%%

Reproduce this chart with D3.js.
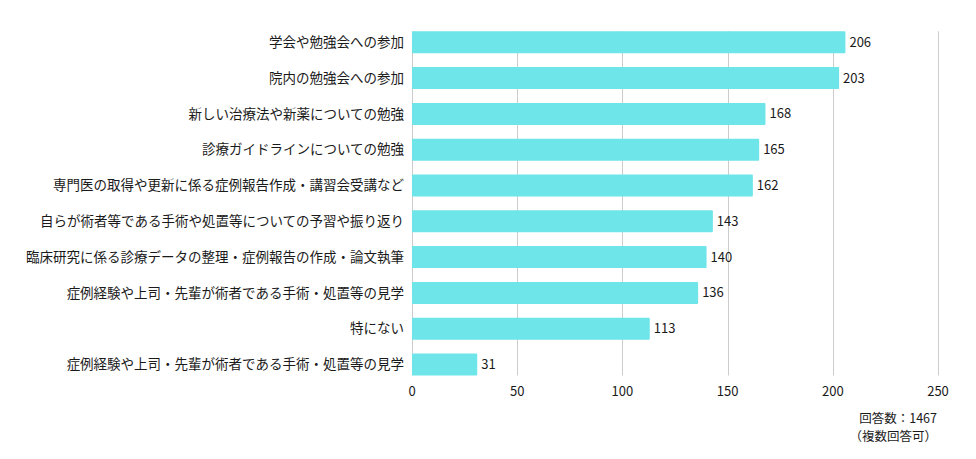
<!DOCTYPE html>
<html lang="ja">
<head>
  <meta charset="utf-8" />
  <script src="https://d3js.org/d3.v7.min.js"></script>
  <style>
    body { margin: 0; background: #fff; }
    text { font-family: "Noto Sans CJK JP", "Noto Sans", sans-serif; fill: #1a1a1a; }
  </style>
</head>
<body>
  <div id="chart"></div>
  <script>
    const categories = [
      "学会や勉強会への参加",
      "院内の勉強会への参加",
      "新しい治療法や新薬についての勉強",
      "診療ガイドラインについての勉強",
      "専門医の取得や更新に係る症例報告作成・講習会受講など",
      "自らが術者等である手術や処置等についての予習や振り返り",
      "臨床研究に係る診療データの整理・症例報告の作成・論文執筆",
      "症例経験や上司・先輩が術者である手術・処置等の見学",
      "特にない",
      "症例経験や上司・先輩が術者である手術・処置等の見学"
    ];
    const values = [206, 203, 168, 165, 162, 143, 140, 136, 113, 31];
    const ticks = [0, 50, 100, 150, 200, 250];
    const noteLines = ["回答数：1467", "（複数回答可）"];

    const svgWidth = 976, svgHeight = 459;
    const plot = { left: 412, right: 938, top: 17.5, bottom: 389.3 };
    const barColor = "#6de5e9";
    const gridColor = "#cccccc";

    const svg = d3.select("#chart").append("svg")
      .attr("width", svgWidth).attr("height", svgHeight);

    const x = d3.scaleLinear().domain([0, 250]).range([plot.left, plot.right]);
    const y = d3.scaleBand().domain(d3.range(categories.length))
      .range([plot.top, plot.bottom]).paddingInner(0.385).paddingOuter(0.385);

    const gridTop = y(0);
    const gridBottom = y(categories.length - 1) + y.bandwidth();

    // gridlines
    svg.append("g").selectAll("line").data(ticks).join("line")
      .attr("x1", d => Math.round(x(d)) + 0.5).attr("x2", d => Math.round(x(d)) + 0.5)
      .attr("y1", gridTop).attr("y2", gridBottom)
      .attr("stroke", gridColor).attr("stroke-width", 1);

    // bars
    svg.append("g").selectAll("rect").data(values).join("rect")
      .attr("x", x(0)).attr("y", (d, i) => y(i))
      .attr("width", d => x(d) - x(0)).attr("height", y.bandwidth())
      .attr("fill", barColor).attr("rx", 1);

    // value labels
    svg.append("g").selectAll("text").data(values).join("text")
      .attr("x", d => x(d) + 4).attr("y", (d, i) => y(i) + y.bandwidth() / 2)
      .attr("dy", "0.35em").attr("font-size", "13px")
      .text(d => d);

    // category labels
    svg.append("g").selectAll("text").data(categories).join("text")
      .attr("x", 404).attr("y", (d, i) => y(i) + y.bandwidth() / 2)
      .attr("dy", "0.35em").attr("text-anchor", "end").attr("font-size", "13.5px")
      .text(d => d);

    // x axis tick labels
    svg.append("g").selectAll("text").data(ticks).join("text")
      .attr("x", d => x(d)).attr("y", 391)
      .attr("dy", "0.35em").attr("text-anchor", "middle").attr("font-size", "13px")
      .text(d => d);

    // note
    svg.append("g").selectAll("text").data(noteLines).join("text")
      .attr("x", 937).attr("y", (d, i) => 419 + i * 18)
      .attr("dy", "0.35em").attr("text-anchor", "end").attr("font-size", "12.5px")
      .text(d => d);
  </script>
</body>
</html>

%%

Repeat the material above word for word, please, apart from its images.

Reproduce this chart with D3.js.
<!DOCTYPE html>
<html lang="ja">
<head>
  <meta charset="utf-8" />
  <script src="https://d3js.org/d3.v7.min.js"></script>
  <style>
    body { margin: 0; background: #fff; }
    text { font-family: "Noto Sans CJK JP", "Noto Sans", sans-serif; fill: #1a1a1a; }
  </style>
</head>
<body>
  <div id="chart"></div>
  <script>
    const categories = [
      "学会や勉強会への参加",
      "院内の勉強会への参加",
      "新しい治療法や新薬についての勉強",
      "診療ガイドラインについての勉強",
      "専門医の取得や更新に係る症例報告作成・講習会受講など",
      "自らが術者等である手術や処置等についての予習や振り返り",
      "臨床研究に係る診療データの整理・症例報告の作成・論文執筆",
      "症例経験や上司・先輩が術者である手術・処置等の見学",
      "特にない",
      "症例経験や上司・先輩が術者である手術・処置等の見学"
    ];
    const values = [206, 203, 168, 165, 162, 143, 140, 136, 113, 31];
    const ticks = [0, 50, 100, 150, 200, 250];
    const noteLines = ["回答数：1467", "（複数回答可）"];

    const svgWidth = 976, svgHeight = 459;
    const plot = { left: 412, right: 938, top: 17.5, bottom: 389.3 };
    const barColor = "#6de5e9";
    const gridColor = "#cccccc";

    const svg = d3.select("#chart").append("svg")
      .attr("width", svgWidth).attr("height", svgHeight);

    const x = d3.scaleLinear().domain([0, 250]).range([plot.left, plot.right]);
    const y = d3.scaleBand().domain(d3.range(categories.length))
      .range([plot.top, plot.bottom]).paddingInner(0.385).paddingOuter(0.385);

    const gridTop = y(0);
    const gridBottom = y(categories.length - 1) + y.bandwidth();

    // gridlines
    svg.append("g").selectAll("line").data(ticks).join("line")
      .attr("x1", d => Math.round(x(d)) + 0.5).attr("x2", d => Math.round(x(d)) + 0.5)
      .attr("y1", gridTop).attr("y2", gridBottom)
      .attr("stroke", gridColor).attr("stroke-width", 1);

    // bars
    svg.append("g").selectAll("rect").data(values).join("rect")
      .attr("x", x(0)).attr("y", (d, i) => y(i))
      .attr("width", d => x(d) - x(0)).attr("height", y.bandwidth())
      .attr("fill", barColor).attr("rx", 1);

    // value labels
    svg.append("g").selectAll("text").data(values).join("text")
      .attr("x", d => x(d) + 4).attr("y", (d, i) => y(i) + y.bandwidth() / 2)
      .attr("dy", "0.35em").attr("font-size", "13px")
      .text(d => d);

    // category labels
    svg.append("g").selectAll("text").data(categories).join("text")
      .attr("x", 404).attr("y", (d, i) => y(i) + y.bandwidth() / 2)
      .attr("dy", "0.35em").attr("text-anchor", "end").attr("font-size", "13.5px")
      .text(d => d);

    // x axis tick labels
    svg.append("g").selectAll("text").data(ticks).join("text")
      .attr("x", d => x(d)).attr("y", 391)
      .attr("dy", "0.35em").attr("text-anchor", "middle").attr("font-size", "13px")
      .text(d => d);

    // note
    svg.append("g").selectAll("text").data(noteLines).join("text")
      .attr("x", 937).attr("y", (d, i) => 419 + i * 18)
      .attr("dy", "0.35em").attr("text-anchor", "end").attr("font-size", "12.5px")
      .text(d => d);
  </script>
</body>
</html>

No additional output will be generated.